About 40 years ago a group of women in Brattleboro got together to create a safe haven for other women in their community who were suffering from abuse.
The Women’s Crisis Center changed its name a few years ago to the Women’s Freedom Center. VPR’s Mitch Wertlieb spoke with Shari May, community outreach advocate for the Women’s Freedom Center.
The late 1960s and early 1970s marked a time of great change around civil rights issues, including women’s rights.
A group of women in Brattleboro originally planned to open a rape crisis center to focus on the problem of sexual assaults.
“What they realized pretty early on was that most of the calls that were coming in were actually about women who were being beaten by their male partners and there was no template for this kind of advocacy. They taught themselves how to create a shelter, bringing women into their own homes for safety initially until they could find funds for that.”
The issue has not gone away over the decades, but May says there has been an increase in the number of services available to women, including more shelters.
“But sadly, that doesn’t really address society’s problem in ending the abuse,” May said, sharing a number of statistics.
- Domestic violence is still the leading cause of injury to women between the ages of 15-44
- It’s still the leading cause of death in pregnant women in the US
- It’s the leading cause of violent death for women in Vermont.
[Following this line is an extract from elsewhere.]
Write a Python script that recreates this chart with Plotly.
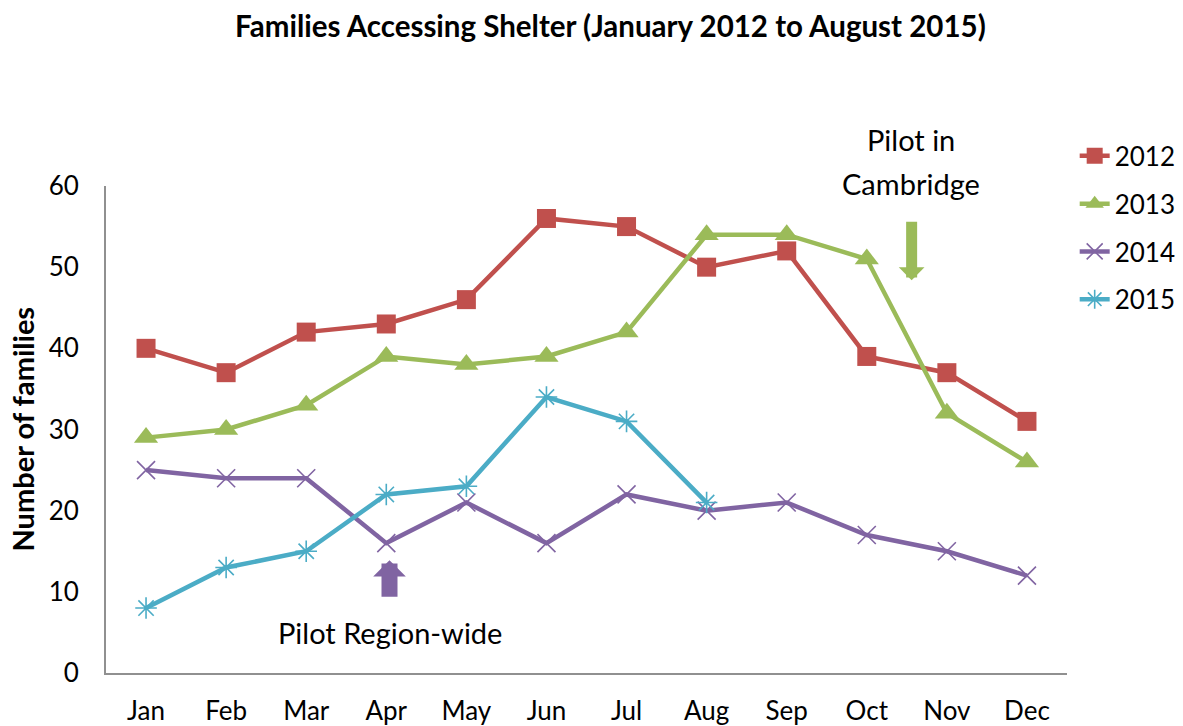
import plotly.graph_objects as go

months = ["Jan", "Feb", "Mar", "Apr", "May", "Jun", "Jul", "Aug", "Sep", "Oct", "Nov", "Dec"]
y2012 = [40, 37, 42, 43, 46, 56, 55, 50, 52, 39, 37, 31]
y2013 = [29, 30, 33, 39, 38, 39, 42, 54, 54, 51, 32, 26]
y2014 = [25, 24, 24, 16, 21, 16, 22, 20, 21, 17, 15, 12]
y2015 = [8, 13, 15, 22, 23, 34, 31, 21]

FONT = "Lato, 'Open Sans', sans-serif"
FS = 26
LW = 4.5

fig = go.Figure()
fig.add_trace(go.Scatter(x=months, y=y2012, name="2012", mode="lines+markers",
                         legendgroup="a",
                         line=dict(color="#C0504D", width=LW),
                         marker=dict(symbol="square", size=19, color="#C0504D")))
fig.add_trace(go.Scatter(x=months, y=y2013, name="2013", mode="lines+markers",
                         legendgroup="b",
                         line=dict(color="#9BBB59", width=LW),
                         marker=dict(symbol="triangle-up", size=21, color="#9BBB59")))
fig.add_trace(go.Scatter(x=months, y=y2014, name="2014", mode="lines+markers",
                         legendgroup="c",
                         line=dict(color="#8064A2", width=LW),
                         marker=dict(symbol="x-thin-open", size=18, color="#8064A2",
                                     line=dict(color="#8064A2", width=1.6))))
fig.add_trace(go.Scatter(x=months[:len(y2015)], y=y2015, name="2015", mode="lines+markers",
                         legendgroup="d",
                         line=dict(color="#4BACC6", width=LW),
                         marker=dict(symbol="asterisk-open", size=18, color="#4BACC6",
                                     line=dict(color="#4BACC6", width=1.6))))

# block arrows
fig.add_annotation(x=9.56, y=48.4, xref="x", yref="y", ax=0, ay=-60,
                   showarrow=True, arrowhead=1, arrowsize=0.39, arrowwidth=11,
                   arrowcolor="#9BBB59", text="")
fig.add_annotation(x=3.04, y=13.9, xref="x", yref="y", ax=0, ay=38,
                   showarrow=True, arrowhead=1, arrowsize=0.34, arrowwidth=16,
                   arrowcolor="#8064A2", text="")
# annotation texts
fig.add_annotation(x=9.55, y=1.0945, xref="x", yref="paper", yanchor="middle",
                   text="Pilot in", showarrow=False,
                   font=dict(family=FONT, size=29, color="black"))
fig.add_annotation(x=9.55, y=1.006, xref="x", yref="paper", yanchor="middle",
                   text="Cambridge", showarrow=False,
                   font=dict(family=FONT, size=29, color="black"))
fig.add_annotation(x=3.05, y=5.05, xref="x", yref="y", yanchor="middle",
                   text="Pilot Region-wide", showarrow=False,
                   font=dict(family=FONT, size=29, color="black"))
# y-axis title
fig.add_annotation(x=-0.0874, y=0.5, xref="paper", yref="paper", textangle=-90,
                   xanchor="center", yanchor="middle",
                   text="<b>Number of families</b>", showarrow=False,
                   font=dict(family=FONT, size=29, color="black"))

fig.update_layout(
    width=1183, height=726,
    margin=dict(l=106, r=116, t=186, b=53, autoexpand=False),
    paper_bgcolor="white", plot_bgcolor="white",
    title=dict(text="<b>Families Accessing Shelter (January 2012 to August 2015)</b>",
               x=0.516, xanchor="center", y=0.963, yanchor="middle",
               font=dict(family=FONT, size=29.5, color="black")),
    font=dict(family=FONT, color="black"),
    legend=dict(x=1.008, xanchor="left", y=1.11, yanchor="top",
                font=dict(family=FONT, size=FS, color="black"),
                tracegroupgap=11, bgcolor="rgba(0,0,0,0)"),
    showlegend=True,
)
fig.update_xaxes(type="category", range=[-0.5, 11.5], showgrid=False, automargin=False,
                 showline=True, linecolor="#909090", linewidth=2,
                 ticks="", tickfont=dict(family=FONT, size=FS, color="black"),
                 ticklabelstandoff=14, zeroline=False)
fig.update_yaxes(range=[0, 60], dtick=10, showgrid=False, automargin=False,
                 showline=True, linecolor="#909090", linewidth=2,
                 ticks="", tickfont=dict(family=FONT, size=FS, color="black"),
                 ticklabelstandoff=20, zeroline=False)

fig.write_html("out.html")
- The 2009 Vermont Crime Report said that 60 percent of violent crime in Vermont is happening in homes.
“Just because it’s happening behind closed doors doesn’t mean it’s not a community and a political issue,” May said. “Around the world in every culture, we all still live in a patriarchy and that is the root cause. We’re still working against some of the same age old thinking.”
More men need to be involved in the issue, May said. It’s a huge part of the outreach work done by the Women’s Freedom Center.
“The bottom line is that the traditional male code that can be so harmful to women and girls is also harmful to men and boys, and this isn’t ultimately about men versus women, it’s about the toxic conditioning that happens to everyone and restricts gender roles for everyone, so that’s something that we all can contribute to the larger conversation in our culture about the teaching of violent masculinity and gender stereotypes. We all certainly benefit from having that conversation,” May said. She stressed that these conversation need to happen among men and women, and among men themselves. “A lot of the respect or disrespect that men and boys are taught about women comes from other men.”
Next month the Women’s Freedom Center is holding an event to talk about violent masculinity. They’ll be showing the update to the documentary Tough Guise.
“We really want to take a look at where these lessons are coming from that perpetuate some of the myths and that still let perpetrators off the hook and help to silence victims of these crimes, shame or blame them. It’s all connected,” May said.
The Women’s Freedom Center will be showing “Tough Guise 2: Violence, Manhood & American Culture,” on May 1st at the Root in Brattleboro, with a discussion to follow.